* Task requirements
Output the line that holds "Generate a Python", the line that holds "df = pd.DataFrame(rows)", and every line between them, exactly, but none of the pictures.

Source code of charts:

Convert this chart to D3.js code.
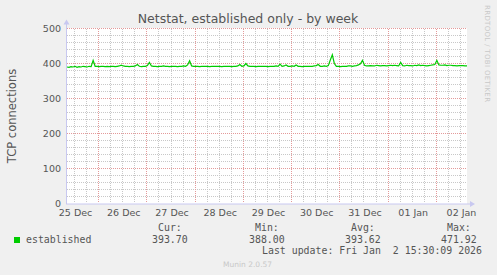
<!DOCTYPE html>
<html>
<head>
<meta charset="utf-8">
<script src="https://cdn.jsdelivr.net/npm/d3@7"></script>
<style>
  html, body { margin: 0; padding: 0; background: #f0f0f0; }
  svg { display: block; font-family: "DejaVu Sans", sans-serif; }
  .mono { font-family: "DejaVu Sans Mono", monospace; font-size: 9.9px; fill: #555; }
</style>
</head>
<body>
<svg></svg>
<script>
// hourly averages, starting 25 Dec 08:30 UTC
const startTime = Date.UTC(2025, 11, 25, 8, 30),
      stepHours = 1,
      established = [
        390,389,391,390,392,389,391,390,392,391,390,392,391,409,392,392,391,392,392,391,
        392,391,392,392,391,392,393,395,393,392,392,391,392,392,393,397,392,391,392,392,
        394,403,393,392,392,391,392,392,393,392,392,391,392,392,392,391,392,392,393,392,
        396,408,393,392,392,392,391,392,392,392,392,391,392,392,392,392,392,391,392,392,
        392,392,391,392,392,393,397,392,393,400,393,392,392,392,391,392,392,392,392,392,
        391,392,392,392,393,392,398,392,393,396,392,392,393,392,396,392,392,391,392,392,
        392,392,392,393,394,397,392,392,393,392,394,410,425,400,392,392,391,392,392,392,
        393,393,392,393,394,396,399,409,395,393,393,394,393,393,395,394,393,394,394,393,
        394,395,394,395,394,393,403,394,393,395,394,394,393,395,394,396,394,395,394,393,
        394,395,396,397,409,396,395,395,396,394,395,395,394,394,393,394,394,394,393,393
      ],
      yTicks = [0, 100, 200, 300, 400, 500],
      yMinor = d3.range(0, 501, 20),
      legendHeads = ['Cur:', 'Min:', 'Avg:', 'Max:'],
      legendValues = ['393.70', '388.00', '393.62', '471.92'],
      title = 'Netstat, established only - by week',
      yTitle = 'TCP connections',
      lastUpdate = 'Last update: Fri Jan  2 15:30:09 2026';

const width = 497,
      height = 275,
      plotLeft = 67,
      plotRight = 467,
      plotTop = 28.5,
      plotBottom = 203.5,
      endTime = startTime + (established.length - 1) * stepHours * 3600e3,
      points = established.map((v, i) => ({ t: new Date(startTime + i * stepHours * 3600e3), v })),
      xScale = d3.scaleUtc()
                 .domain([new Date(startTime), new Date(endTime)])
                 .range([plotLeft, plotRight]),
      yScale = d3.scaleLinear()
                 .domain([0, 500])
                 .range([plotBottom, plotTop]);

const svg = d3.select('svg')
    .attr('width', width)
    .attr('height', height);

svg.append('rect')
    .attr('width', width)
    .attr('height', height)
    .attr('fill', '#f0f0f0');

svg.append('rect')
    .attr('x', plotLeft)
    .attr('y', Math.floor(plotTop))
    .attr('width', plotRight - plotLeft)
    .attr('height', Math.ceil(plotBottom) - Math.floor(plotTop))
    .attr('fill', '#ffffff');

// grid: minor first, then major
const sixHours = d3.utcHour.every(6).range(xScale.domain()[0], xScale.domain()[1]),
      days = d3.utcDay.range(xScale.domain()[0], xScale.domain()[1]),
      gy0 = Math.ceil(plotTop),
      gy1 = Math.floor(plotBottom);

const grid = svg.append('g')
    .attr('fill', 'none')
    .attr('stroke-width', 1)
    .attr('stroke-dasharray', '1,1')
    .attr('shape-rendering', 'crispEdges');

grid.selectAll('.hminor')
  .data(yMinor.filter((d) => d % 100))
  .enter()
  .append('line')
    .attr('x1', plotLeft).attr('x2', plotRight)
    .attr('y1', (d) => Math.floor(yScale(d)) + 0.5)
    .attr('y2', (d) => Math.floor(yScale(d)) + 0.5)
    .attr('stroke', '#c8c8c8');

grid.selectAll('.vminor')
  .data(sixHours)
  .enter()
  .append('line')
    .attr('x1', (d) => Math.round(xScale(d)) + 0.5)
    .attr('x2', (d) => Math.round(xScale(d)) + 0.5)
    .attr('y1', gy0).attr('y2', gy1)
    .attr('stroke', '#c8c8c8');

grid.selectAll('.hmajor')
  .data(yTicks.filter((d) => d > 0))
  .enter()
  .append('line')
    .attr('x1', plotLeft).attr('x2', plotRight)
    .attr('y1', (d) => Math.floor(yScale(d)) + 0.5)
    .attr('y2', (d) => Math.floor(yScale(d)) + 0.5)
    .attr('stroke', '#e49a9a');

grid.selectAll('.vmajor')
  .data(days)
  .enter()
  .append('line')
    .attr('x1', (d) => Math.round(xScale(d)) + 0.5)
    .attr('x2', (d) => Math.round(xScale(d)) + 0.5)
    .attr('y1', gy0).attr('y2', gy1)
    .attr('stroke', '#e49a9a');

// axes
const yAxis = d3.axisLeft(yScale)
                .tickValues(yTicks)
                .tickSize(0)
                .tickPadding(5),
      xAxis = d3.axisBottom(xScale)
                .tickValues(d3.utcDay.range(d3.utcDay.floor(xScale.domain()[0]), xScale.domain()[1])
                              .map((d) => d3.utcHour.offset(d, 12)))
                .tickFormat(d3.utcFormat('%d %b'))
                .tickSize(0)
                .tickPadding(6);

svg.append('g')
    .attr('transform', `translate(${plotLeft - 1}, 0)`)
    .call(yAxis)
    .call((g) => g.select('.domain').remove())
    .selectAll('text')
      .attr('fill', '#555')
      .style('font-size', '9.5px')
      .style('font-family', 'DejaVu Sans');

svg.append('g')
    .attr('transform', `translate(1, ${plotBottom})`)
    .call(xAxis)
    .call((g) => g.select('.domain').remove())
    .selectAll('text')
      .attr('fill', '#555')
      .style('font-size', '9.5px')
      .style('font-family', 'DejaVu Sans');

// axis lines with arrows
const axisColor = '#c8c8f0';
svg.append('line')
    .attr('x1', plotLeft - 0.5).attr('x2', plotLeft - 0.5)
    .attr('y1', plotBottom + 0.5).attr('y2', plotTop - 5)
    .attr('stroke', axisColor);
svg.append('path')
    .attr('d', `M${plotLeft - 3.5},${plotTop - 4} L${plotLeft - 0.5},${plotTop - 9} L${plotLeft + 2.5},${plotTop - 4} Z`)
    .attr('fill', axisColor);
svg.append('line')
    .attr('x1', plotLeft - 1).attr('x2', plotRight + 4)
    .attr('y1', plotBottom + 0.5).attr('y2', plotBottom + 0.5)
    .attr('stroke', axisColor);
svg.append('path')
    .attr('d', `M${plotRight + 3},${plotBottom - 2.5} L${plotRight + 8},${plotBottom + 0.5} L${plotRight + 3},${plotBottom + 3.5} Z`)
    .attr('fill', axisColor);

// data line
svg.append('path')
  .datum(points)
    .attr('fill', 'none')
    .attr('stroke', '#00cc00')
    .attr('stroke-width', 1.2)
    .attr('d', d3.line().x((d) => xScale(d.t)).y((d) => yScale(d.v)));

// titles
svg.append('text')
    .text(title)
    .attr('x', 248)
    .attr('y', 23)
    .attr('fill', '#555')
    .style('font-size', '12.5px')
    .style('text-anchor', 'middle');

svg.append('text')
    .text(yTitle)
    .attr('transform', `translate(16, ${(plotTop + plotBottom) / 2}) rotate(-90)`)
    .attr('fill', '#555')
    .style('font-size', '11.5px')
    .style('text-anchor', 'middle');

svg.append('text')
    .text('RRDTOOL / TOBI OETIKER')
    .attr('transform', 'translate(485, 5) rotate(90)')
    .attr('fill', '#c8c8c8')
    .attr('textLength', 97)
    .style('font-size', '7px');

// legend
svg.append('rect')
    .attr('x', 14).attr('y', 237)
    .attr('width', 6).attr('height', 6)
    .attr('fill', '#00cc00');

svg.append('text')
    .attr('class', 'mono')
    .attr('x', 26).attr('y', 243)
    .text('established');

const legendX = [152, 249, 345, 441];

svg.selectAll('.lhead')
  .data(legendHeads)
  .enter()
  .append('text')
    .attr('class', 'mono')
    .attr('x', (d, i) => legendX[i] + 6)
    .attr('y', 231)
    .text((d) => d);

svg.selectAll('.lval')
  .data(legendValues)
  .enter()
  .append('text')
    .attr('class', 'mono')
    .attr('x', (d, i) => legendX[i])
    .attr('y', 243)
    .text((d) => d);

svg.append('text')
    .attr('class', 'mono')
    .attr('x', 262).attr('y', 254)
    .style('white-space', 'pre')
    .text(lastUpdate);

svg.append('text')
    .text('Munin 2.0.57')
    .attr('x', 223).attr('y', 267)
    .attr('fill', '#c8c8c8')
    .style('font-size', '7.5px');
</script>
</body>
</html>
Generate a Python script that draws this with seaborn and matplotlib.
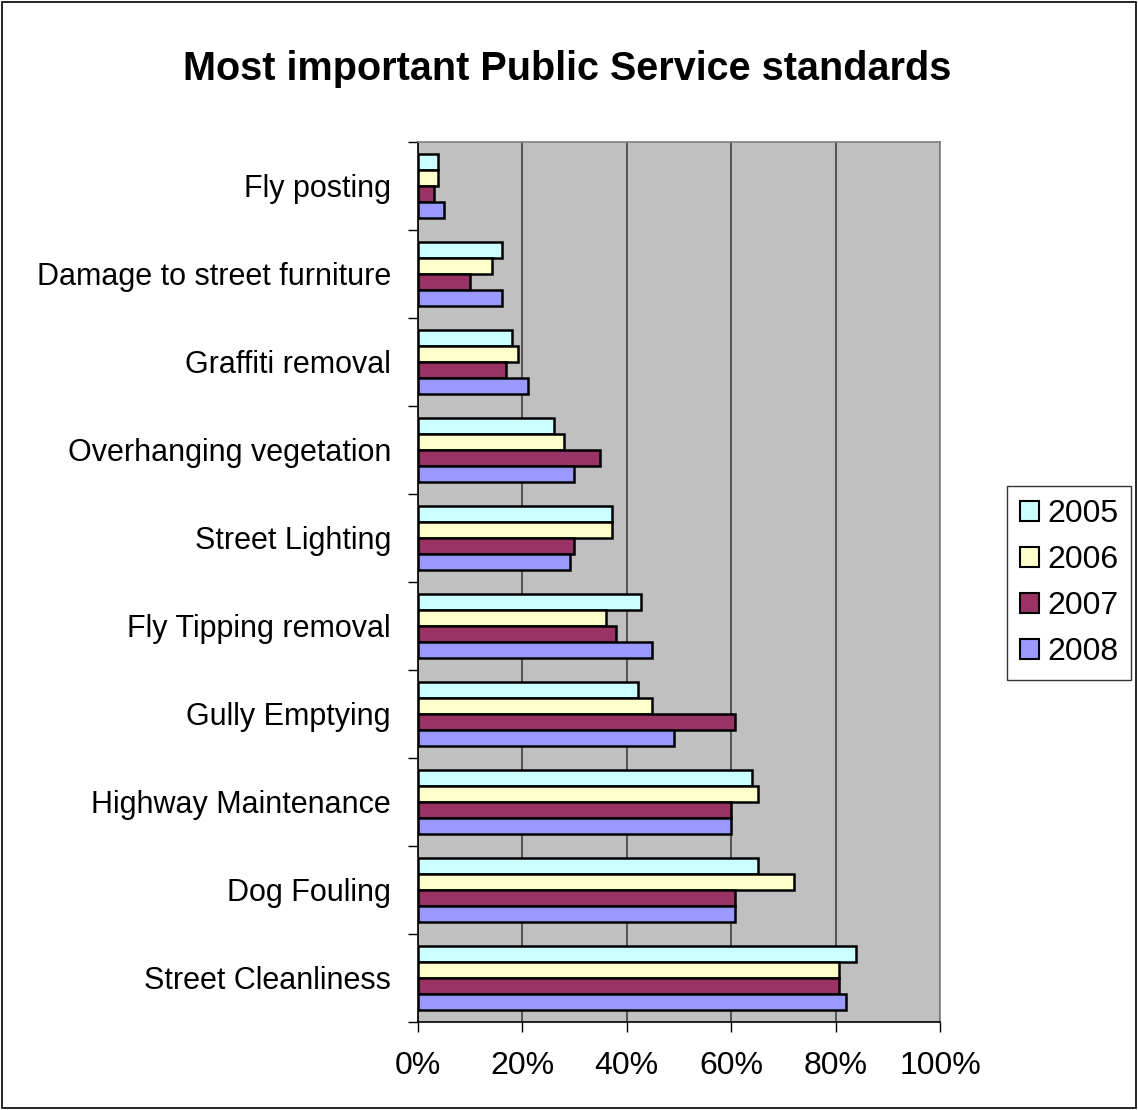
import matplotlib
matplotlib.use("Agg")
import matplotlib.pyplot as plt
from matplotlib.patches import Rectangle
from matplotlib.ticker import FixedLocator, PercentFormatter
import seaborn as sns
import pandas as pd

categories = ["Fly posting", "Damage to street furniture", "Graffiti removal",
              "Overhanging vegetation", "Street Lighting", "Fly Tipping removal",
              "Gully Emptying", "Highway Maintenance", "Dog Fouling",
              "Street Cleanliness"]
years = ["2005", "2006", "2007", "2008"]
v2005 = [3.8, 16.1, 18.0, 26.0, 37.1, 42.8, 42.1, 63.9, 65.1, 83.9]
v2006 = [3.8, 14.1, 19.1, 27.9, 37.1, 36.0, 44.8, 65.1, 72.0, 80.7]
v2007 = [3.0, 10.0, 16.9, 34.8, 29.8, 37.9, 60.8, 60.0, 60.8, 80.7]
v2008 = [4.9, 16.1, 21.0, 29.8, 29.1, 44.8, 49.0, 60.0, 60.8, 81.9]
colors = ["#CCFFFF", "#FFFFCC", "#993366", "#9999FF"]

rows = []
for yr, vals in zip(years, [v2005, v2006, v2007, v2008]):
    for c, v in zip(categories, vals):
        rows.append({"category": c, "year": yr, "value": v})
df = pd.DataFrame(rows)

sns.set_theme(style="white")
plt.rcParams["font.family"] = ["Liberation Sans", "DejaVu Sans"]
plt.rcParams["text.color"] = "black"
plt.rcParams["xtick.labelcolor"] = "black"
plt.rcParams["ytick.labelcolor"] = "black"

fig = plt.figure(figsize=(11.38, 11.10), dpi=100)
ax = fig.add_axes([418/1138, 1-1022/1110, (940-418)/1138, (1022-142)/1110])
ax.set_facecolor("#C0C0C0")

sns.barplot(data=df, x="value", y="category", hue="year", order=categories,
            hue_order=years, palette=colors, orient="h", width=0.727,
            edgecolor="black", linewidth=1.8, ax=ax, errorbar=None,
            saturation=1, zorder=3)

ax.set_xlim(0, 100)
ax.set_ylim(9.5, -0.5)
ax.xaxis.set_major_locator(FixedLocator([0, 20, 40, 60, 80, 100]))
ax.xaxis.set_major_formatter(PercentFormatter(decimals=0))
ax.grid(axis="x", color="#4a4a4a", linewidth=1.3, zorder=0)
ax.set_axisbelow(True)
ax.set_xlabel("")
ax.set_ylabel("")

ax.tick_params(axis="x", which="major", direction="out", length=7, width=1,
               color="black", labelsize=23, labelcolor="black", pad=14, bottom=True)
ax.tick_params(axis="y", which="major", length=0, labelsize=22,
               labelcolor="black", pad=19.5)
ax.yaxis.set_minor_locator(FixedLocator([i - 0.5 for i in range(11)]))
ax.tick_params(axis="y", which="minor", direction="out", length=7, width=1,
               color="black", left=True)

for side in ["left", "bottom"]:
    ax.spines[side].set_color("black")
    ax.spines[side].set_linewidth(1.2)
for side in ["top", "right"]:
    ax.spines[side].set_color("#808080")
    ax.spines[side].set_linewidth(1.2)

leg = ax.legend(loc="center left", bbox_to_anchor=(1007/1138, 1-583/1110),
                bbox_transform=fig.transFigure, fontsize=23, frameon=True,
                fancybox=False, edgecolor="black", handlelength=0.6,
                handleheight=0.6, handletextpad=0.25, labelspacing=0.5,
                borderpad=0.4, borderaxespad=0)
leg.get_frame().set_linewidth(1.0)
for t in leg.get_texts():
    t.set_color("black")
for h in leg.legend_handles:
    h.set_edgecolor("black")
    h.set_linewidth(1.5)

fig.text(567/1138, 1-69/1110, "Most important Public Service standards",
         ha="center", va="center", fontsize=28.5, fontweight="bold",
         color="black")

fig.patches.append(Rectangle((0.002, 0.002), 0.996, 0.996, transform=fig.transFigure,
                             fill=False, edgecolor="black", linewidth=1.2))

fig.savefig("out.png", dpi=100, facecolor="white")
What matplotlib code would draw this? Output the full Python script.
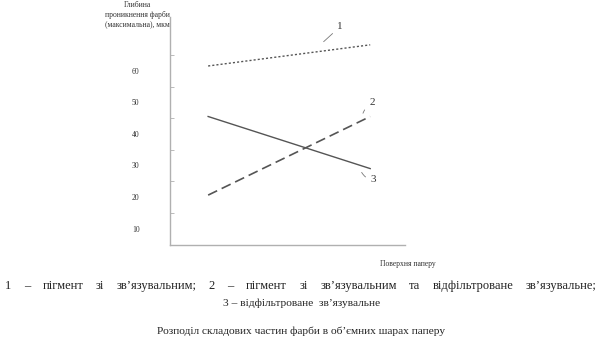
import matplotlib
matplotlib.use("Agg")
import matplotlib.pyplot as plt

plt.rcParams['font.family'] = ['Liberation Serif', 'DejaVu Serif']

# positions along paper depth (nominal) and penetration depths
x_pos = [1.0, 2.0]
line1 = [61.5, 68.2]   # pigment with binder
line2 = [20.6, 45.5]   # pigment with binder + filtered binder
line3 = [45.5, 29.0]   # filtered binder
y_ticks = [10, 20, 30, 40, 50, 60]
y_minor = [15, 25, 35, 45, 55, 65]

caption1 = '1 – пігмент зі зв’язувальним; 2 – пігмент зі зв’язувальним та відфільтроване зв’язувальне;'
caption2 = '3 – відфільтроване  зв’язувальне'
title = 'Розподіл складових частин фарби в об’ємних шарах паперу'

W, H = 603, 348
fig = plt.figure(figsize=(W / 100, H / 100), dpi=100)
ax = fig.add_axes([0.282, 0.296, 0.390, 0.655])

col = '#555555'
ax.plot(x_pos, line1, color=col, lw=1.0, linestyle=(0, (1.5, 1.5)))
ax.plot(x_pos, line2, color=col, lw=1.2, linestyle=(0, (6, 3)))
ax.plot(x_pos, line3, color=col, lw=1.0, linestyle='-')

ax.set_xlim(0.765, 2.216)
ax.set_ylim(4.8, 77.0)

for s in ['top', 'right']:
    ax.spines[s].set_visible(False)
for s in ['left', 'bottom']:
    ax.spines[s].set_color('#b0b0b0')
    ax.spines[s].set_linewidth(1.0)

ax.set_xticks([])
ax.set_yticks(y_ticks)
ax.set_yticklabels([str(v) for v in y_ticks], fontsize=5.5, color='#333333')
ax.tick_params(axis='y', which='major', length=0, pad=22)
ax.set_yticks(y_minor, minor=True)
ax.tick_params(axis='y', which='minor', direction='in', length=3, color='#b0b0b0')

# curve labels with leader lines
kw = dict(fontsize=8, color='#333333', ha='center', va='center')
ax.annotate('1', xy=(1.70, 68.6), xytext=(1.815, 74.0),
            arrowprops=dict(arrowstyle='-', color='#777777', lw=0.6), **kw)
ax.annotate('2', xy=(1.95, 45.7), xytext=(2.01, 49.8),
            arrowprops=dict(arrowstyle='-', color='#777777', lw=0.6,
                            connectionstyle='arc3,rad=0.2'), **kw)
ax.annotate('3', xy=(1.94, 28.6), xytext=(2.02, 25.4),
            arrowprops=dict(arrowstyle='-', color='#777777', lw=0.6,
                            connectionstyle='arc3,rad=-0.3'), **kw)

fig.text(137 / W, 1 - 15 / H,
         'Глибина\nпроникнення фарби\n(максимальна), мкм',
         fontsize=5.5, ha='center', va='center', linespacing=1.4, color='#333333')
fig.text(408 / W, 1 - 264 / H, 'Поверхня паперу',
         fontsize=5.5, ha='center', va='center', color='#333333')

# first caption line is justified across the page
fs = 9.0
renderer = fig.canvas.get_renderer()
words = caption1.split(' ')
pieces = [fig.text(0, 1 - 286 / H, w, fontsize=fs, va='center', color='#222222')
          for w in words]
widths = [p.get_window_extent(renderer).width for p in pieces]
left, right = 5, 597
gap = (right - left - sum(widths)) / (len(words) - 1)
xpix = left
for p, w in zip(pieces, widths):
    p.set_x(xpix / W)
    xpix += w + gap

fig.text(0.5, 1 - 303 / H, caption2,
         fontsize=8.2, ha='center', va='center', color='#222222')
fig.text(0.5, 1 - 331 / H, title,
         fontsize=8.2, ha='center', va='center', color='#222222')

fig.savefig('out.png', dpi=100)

* Written solution
Generate a Python script that draws this with seaborn and matplotlib.
import matplotlib
matplotlib.use("Agg")
import matplotlib.pyplot as plt
from matplotlib.patches import Rectangle
from matplotlib.ticker import FixedLocator, PercentFormatter
import seaborn as sns
import pandas as pd

categories = ["Fly posting", "Damage to street furniture", "Graffiti removal",
              "Overhanging vegetation", "Street Lighting", "Fly Tipping removal",
              "Gully Emptying", "Highway Maintenance", "Dog Fouling",
              "Street Cleanliness"]
years = ["2005", "2006", "2007", "2008"]
v2005 = [3.8, 16.1, 18.0, 26.0, 37.1, 42.8, 42.1, 63.9, 65.1, 83.9]
v2006 = [3.8, 14.1, 19.1, 27.9, 37.1, 36.0, 44.8, 65.1, 72.0, 80.7]
v2007 = [3.0, 10.0, 16.9, 34.8, 29.8, 37.9, 60.8, 60.0, 60.8, 80.7]
v2008 = [4.9, 16.1, 21.0, 29.8, 29.1, 44.8, 49.0, 60.0, 60.8, 81.9]
colors = ["#CCFFFF", "#FFFFCC", "#993366", "#9999FF"]

rows = []
for yr, vals in zip(years, [v2005, v2006, v2007, v2008]):
    for c, v in zip(categories, vals):
        rows.append({"category": c, "year": yr, "value": v})
df = pd.DataFrame(rows)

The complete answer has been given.